Ex-judge Moore presses defamation appeal against Sacha Baron Cohen

Ex-judge Moore presses defamation appeal against Sacha Baron Cohen

NEW YORK--A U.S. appeals court in Manhattan on Friday appeared unlikely to revive former Alabama judge Roy Moore's lawsuit accusing Sacha Baron Cohen of defamation for falsely portraying him as a sex offender on the British comedian's show "Who Is America?"

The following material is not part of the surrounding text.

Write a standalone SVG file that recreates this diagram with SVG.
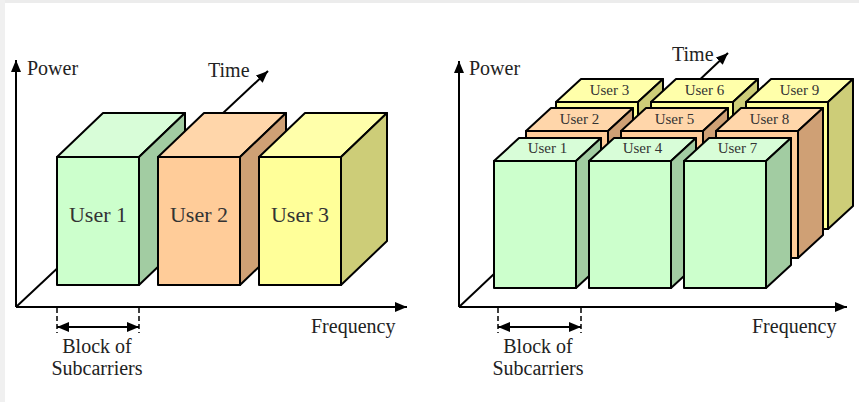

Moore, 75, sued for $95 million in September 2018 over an interview in Washington, D.C., where the former Republican chief justice of Alabama's Supreme Court and U.S. Senate candidate expected to receive an award for supporting Israel. Instead, Baron Cohen, 50, disguised as fictional Israeli anti-terrorism expert Erran Morad, waved a wand-like device that purportedly detected pedophiles, and which beeped when waved near Moore.
The interview occurred after Moore had lost his 2017 Senate race in heavily Republican Alabama, following accusations that Moore committed sexual misconduct toward female teenagers while in his 30s. Moore has denied those accusations, and Baron Cohen's lawyers have called the device "completely fake."
During oral arguments before the 2nd U.S. Circuit Court of Appeals, Circuit Judge Gerard Lynch suggested that the interview was merely a commentary on the accusations. "Is there a plausibility to the idea that this magic wand detects pedophiles?" Lynch asked Moore's lawyer, Larry Klayman. "That's what Cohen adds to this story. Otherwise he's just saying, 'These are accusations that were made against this man.'"
Klayman countered that calling someone a pedophile was a "smear" worse than labeling him a murderer. He asked the three-judge panel "to sit in the shoes of Judge Moore, whatever you may think about him ... and to say: Would you want to be branded a pedophile like this, on international television?"
Baron Cohen's lawyer, Elizabeth McNamara, argued, with little interruption from the panel, that Moore waived his claims by signing a consent agreement to be interviewed, and the claims were barred under the U.S. Constitution's First Amendment.
"As the court below found, this was clearly a joke, and no reasonable viewer could have seen it otherwise," she said. "Whether you found it funny or not, this was clearly satirical commentary."